If it could handle compressed data at the same price I would use a lot more of it.

You’ve kinda just described AWS Athena.
This comment needs to be higher up; Amazon has a service for doing just this, dumping 'dumb' files (like json, csv, etc) into S3 buckets and performing SQL queries on them. No need to have to think about how to store things for future querying.
I've used Athena really effectively to solve similar problems. If your data storage is relatively small and/or your queries relatively infrequent, JSON can be a good fit. As one of those dimensions expands, you can decrease costs/increase performance by converting to Parquet and compressing.
I am replying to you as an engineer at an IoT company that provides SaaS in AWS for the data our devices produce. To solve this problem, we transmit our data in a proprietary "raw" binary format that then gets parsed into a protobuf. All data for a given UTC day is appended to this protobuf file and hosted in S3. Retrieving data requires downloading the protobuf file from S3, unmarshalling the protobuf, and finding the entry you care about.
If you are considering using plain files instead of a DB server, you could try a compromise and use an embedded key-value store like RocksDB, LevelDB, BadgerDB etc.

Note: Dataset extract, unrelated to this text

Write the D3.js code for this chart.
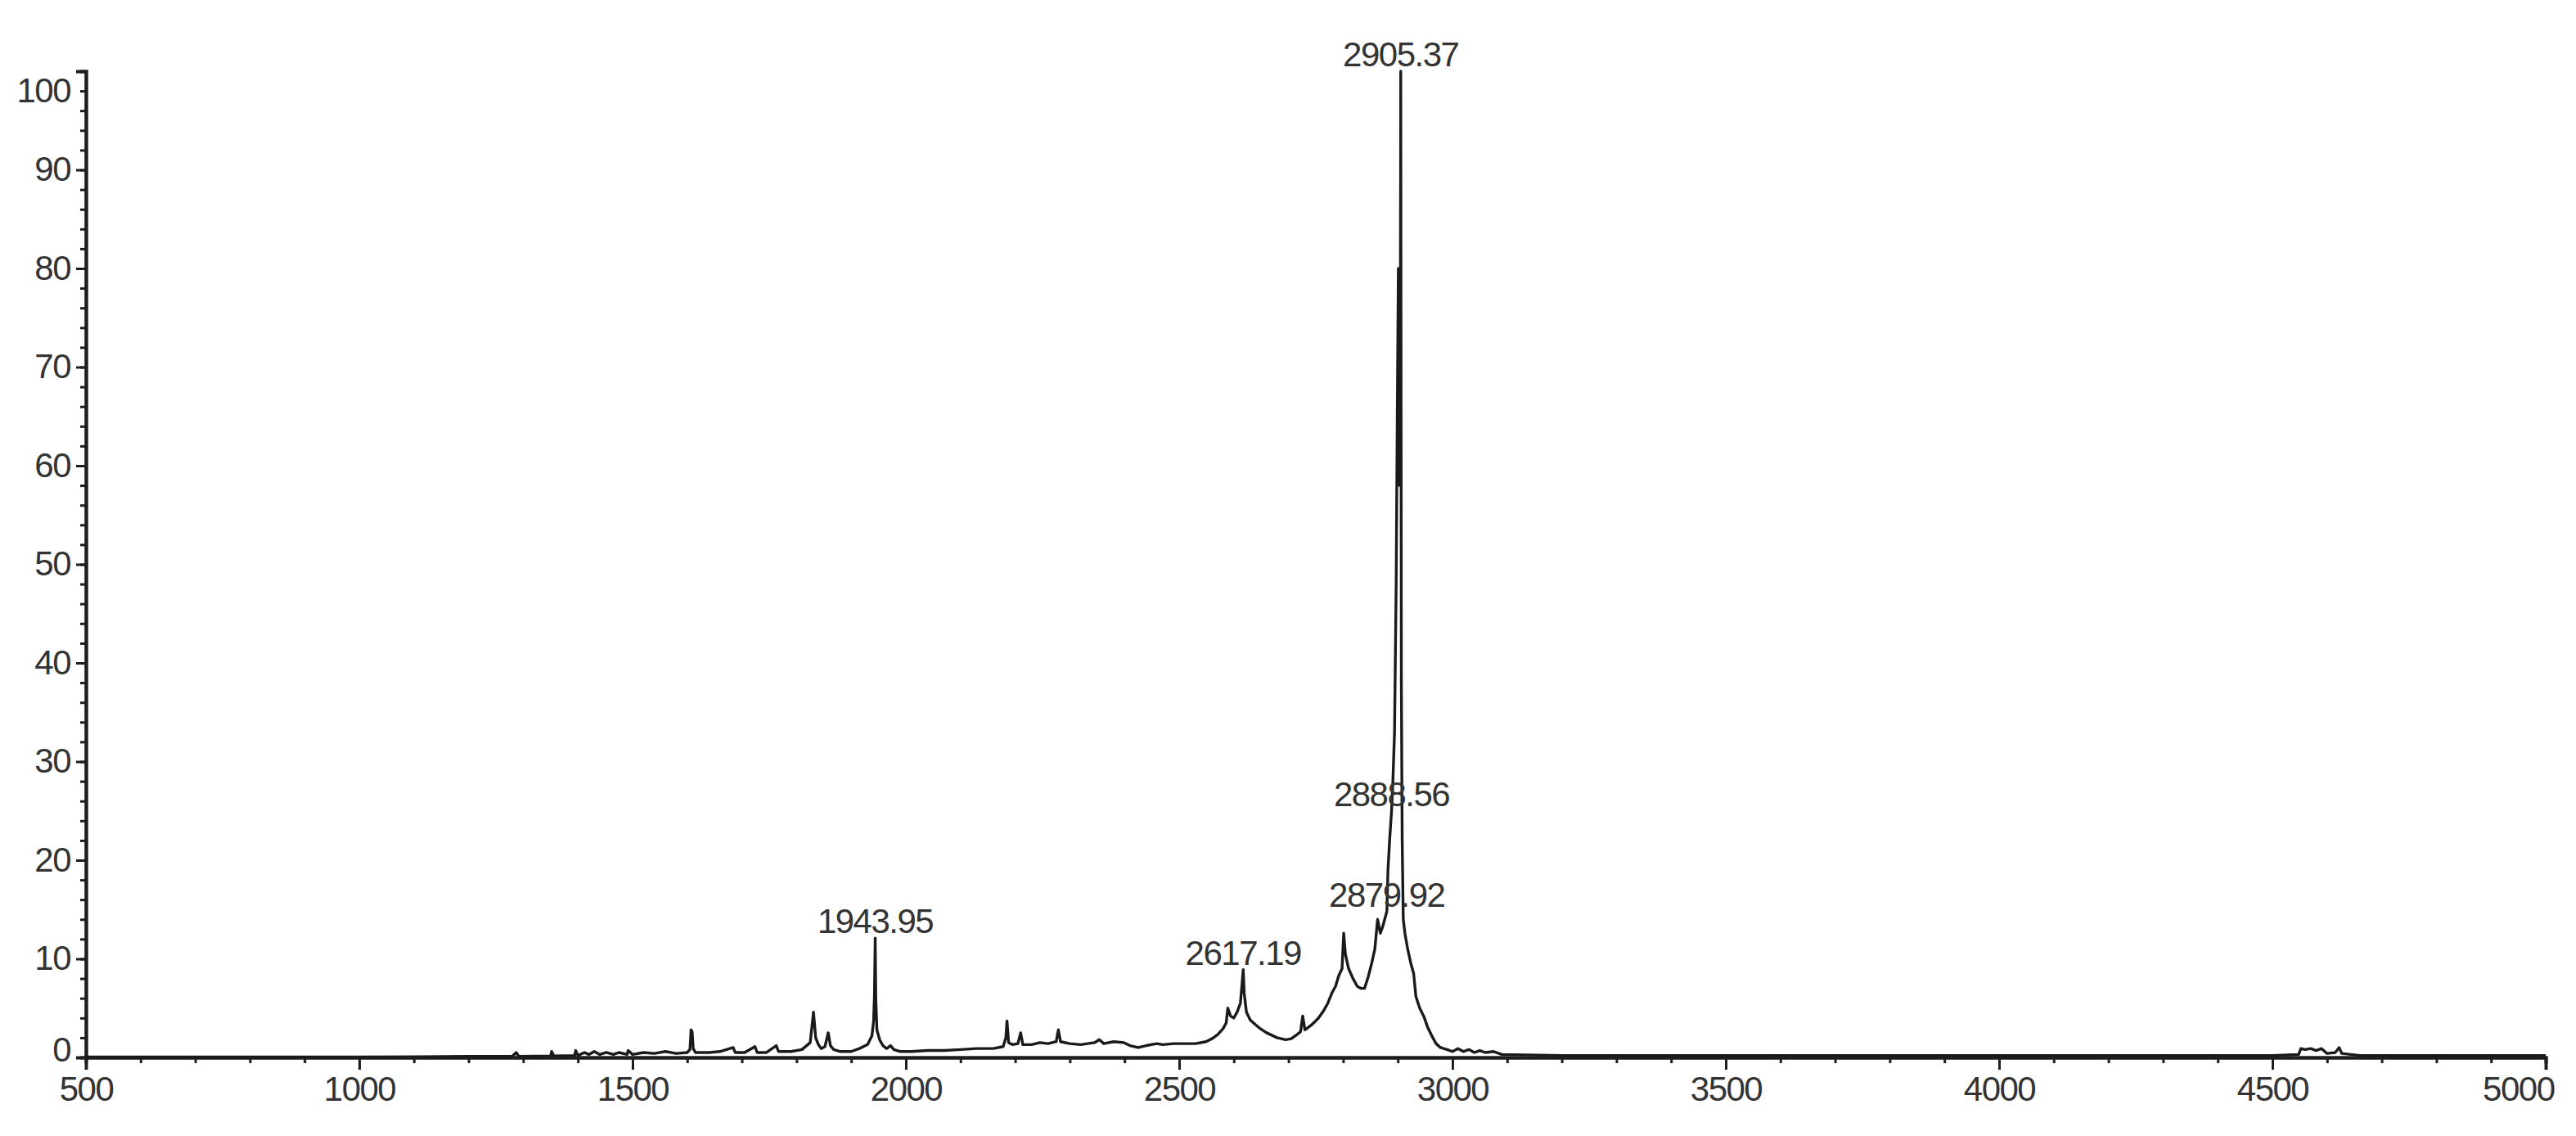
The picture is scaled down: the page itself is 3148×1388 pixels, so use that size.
<!DOCTYPE html>
<html>
<head>
<meta charset="utf-8">
<script src="https://cdn.jsdelivr.net/npm/d3@7/dist/d3.min.js"></script>
<style>
  body { margin: 0; background: #fff; }
  svg text { font-family: "Liberation Sans Narrow", "Arial Narrow", "Liberation Sans", Arial, sans-serif; letter-spacing: -1.5px; }
</style>
</head>
<body>
<div id="spectrum"></div>
<script>
// m/z positions of the trace
var mz = [
  500, 800, 1000, 1200, 1280, 1287, 1292, 1350, 1352, 1356, 1394, 1396, 1400,
  1412, 1420, 1430, 1440, 1452, 1465, 1475, 1490, 1492, 1500, 1520, 1540, 1560,
  1580, 1600, 1605, 1607, 1609, 1611, 1615, 1640, 1660, 1684, 1688, 1705, 1724,
  1728, 1745, 1763, 1767, 1790, 1810, 1825, 1831, 1835, 1840, 1845, 1852, 1858,
  1862, 1868, 1880, 1900, 1915, 1930, 1938, 1941, 1942.5, 1943.95, 1945, 1947,
  1952, 1958, 1965, 1972, 1978, 1990, 2010, 2040, 2070, 2100, 2130, 2160, 2178,
  2183, 2185, 2188, 2195, 2205, 2210, 2214, 2230, 2245, 2260, 2275, 2279, 2283,
  2300, 2320, 2345, 2354, 2362, 2380, 2399, 2410, 2425, 2440, 2459, 2470, 2490,
  2510, 2530, 2549, 2560, 2570, 2580, 2586, 2589, 2594, 2600, 2606, 2612, 2615,
  2617.19, 2619, 2623, 2630, 2640, 2649, 2660, 2679, 2695, 2705, 2715, 2722, 2726,
  2730, 2740, 2748, 2755, 2765, 2772, 2780, 2786, 2792, 2798, 2801, 2804, 2810,
  2818, 2826, 2833, 2839, 2846, 2852, 2858, 2863, 2868, 2872, 2876, 2879.92, 2882,
  2885, 2888.56, 2891, 2894, 2897, 2899, 2901, 2903, 2904.3, 2905.37, 2906.5, 2908,
  2910, 2913, 2918, 2924, 2929, 2933, 2940, 2948, 2955, 2963, 2970, 2978, 2990,
  3000, 3010, 3020, 3030, 3040, 3050, 3060, 3075, 3090, 3200, 3500, 4000, 4500,
  4548, 4552, 4560, 4570, 4580, 4590, 4600, 4615, 4622, 4627, 4660, 5000
];

// relative intensity (%) at each m/z
var intensity = [
  0.05, 0.05, 0.05, 0.1, 0.1, 0.5, 0.1, 0.15, 0.6, 0.15, 0.2, 0.7, 0.2,
  0.5, 0.3, 0.6, 0.3, 0.5, 0.3, 0.5, 0.3, 0.7, 0.3, 0.5, 0.4, 0.6,
  0.4, 0.5, 0.8, 2.8, 2.6, 0.9, 0.5, 0.5, 0.6, 1.0, 0.5, 0.5, 1.1,
  0.5, 0.5, 1.2, 0.6, 0.6, 0.8, 1.5, 4.6, 2.0, 1.3, 0.9, 1.1, 2.5,
  1.2, 0.8, 0.6, 0.6, 0.9, 1.3, 2.2, 3.7, 6.2, 12.1, 6.0, 2.8,
  1.8, 1.2, 0.9, 1.2, 0.8, 0.6, 0.6, 0.7, 0.7, 0.8, 0.9, 0.9, 1.1,
  2.0, 3.7, 1.5, 1.3, 1.4, 2.5, 1.3, 1.3, 1.5, 1.4, 1.6, 2.8, 1.6,
  1.4, 1.3, 1.5, 1.8, 1.4, 1.6, 1.5, 1.2, 1.0, 1.2, 1.4, 1.3, 1.4,
  1.4, 1.4, 1.6, 1.9, 2.3, 2.9, 3.5, 5.0, 4.2, 4.0, 4.6, 5.5, 7.4,
  8.9, 6.5, 4.6, 3.8, 3.3, 2.9, 2.5, 2.0, 1.8, 1.9, 2.3, 2.6, 4.2,
  2.8, 3.2, 3.6, 4.0, 4.8, 5.5, 6.6, 7.2, 8.3, 9.0, 12.6, 10.5, 9.0,
  8.0, 7.2, 7.0, 7.0, 8.2, 9.5, 11.0, 14.0, 12.6, 13.2, 14.0, 14.8, 19,
  22, 25, 28, 33, 48, 65, 80, 58, 62, 100, 38, 22,
  14, 12.6, 11, 9.5, 8.5, 6.2, 5.0, 4.1, 3.0, 2.1, 1.4, 1.0, 0.8,
  0.6, 0.9, 0.6, 0.8, 0.5, 0.7, 0.5, 0.6, 0.3, 0.2, 0.2, 0.2, 0.2,
  0.3, 0.9, 0.8, 0.9, 0.7, 0.9, 0.4, 0.5, 1.0, 0.4, 0.2, 0.2
];

// annotated peaks
var peakMz = [1943.95, 2617.19, 2879.92, 2888.56, 2905.37];
var peakText = ["1943.95", "2617.19", "2879.92", "2888.56", "2905.37"];

// axis tick labels
var xTicks = [500, 1000, 1500, 2000, 2500, 3000, 3500, 4000, 4500, 5000];
var yTicks = [0, 10, 20, 30, 40, 50, 60, 70, 80, 90, 100];

var margin = {top: 87, right: 37, bottom: 96, left: 105},
    width = 3148 - margin.left - margin.right,
    height = 1388 - margin.top - margin.bottom;

var svg = d3.select("#spectrum")
    .append("svg")
    .attr("width", 3148)
    .attr("height", 1388)
  .append("g")
    .attr("transform", "translate(" + margin.left + "," + margin.top + ")");

var x = d3.scaleLinear()
    .domain([500, 5000])
    .range([0, width]);

var y = d3.scaleLinear()
    .domain([0, 100])
    .range([height, 0]);

// minor ticks first, majors on top
svg.append("g")
    .attr("class", "x minor")
    .attr("transform", "translate(0," + height + ")")
    .call(d3.axisBottom(x).ticks(45).tickSize(7).tickFormat(""));

svg.append("g")
    .attr("class", "y minor")
    .call(d3.axisLeft(y).ticks(50).tickSize(7).tickFormat(""));

var xAxis = svg.append("g")
    .attr("class", "x axis")
    .attr("transform", "translate(0," + height + ")")
    .call(d3.axisBottom(x).tickValues(xTicks).tickSize(15).tickPadding(8).tickFormat(d3.format("d")));

var yAxis = svg.append("g")
    .attr("class", "y axis")
    .call(d3.axisLeft(y).tickValues(yTicks).tickSize(12).tickPadding(7));

svg.selectAll(".domain")
    .attr("stroke", "#1e1e1e")
    .attr("stroke-width", 4);

svg.selectAll(".tick line")
    .attr("stroke", "#1e1e1e")
    .attr("stroke-width", 3);

svg.selectAll(".axis text")
    .attr("fill", "#333")
    .style("font-size", "42px");

// end labels sit inside the axis like in the original
yAxis.selectAll(".tick text")
    .filter(function(d) { return d === 0; })
    .attr("dy", "0.1em");
yAxis.selectAll(".tick text")
    .filter(function(d) { return d === 100; })
    .attr("dy", "0.9em");
xAxis.selectAll(".tick text")
    .filter(function(d) { return d === 5000; })
    .attr("text-anchor", "end")
    .attr("x", 10);

var points = mz.map(function(m, i) { return {mz: m, value: intensity[i]}; });

var line = d3.line()
    .x(function(d) { return x(d.mz); })
    .y(function(d) { return y(d.value); });

svg.append("path")
    .datum(points)
    .attr("fill", "none")
    .attr("stroke", "#1a1a1a")
    .attr("stroke-width", 3.4)
    .attr("stroke-linejoin", "round")
    .attr("d", line);

svg.selectAll(".peak-label")
    .data(peakMz)
  .enter().append("text")
    .attr("class", "peak-label")
    .attr("x", function(d) { return x(d); })
    .attr("y", function(d) { return y(intensity[mz.indexOf(d)]) - 6; })
    .attr("text-anchor", "middle")
    .attr("fill", "#333")
    .style("font-size", "42px")
    .text(function(d, i) { return peakText[i]; });
</script>
</body>
</html>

It's local storage only, limited query capabilities depending on the DB, but should be extremely fast.

Why not use a timeseries database, like http://btrdb.io?
well if you need indexed lookups, then use a database

if you're doing "table scan" processing of entire datasets, sure just-a-bunch-of-files would work too.

Databases can be surprisingly fast for things like that, since high performance file i/o is full of tricky/annoying stuff that databases have already optimized for.

Depending on your size / budget / needs Snowflake may interest you. https://www.snowflake.com/product/architecture/.

I haven't used it but have been given a presentation by them on it, and it was very very good.

They store data in S3 and use FoundationDB for indexes. You can feed it JSON and it'll index it and let you query it on a massive scale shockingly fast.

Obviously they are not aimed at small hobby projects but if your project has money / serious product depending on your needs it's well worth looking at.

On the S3 cheaper / smaller end you can batch up data daily / weekly etc. So the landing bucket acts as a queue that gets processed creating daily batch files from the small files aggregated together. You can then take the daily batches to create weekly batches etc etc, essentially partitioning. This will reduce the total number of files needed to query. If you use deterministic names based on how you plan to query this can also reduce the number of files you need to list / parse. When batching / re-partitioning the data you can also use the Apache Parquet format to compress a little better + also import in some of the querying tools out there.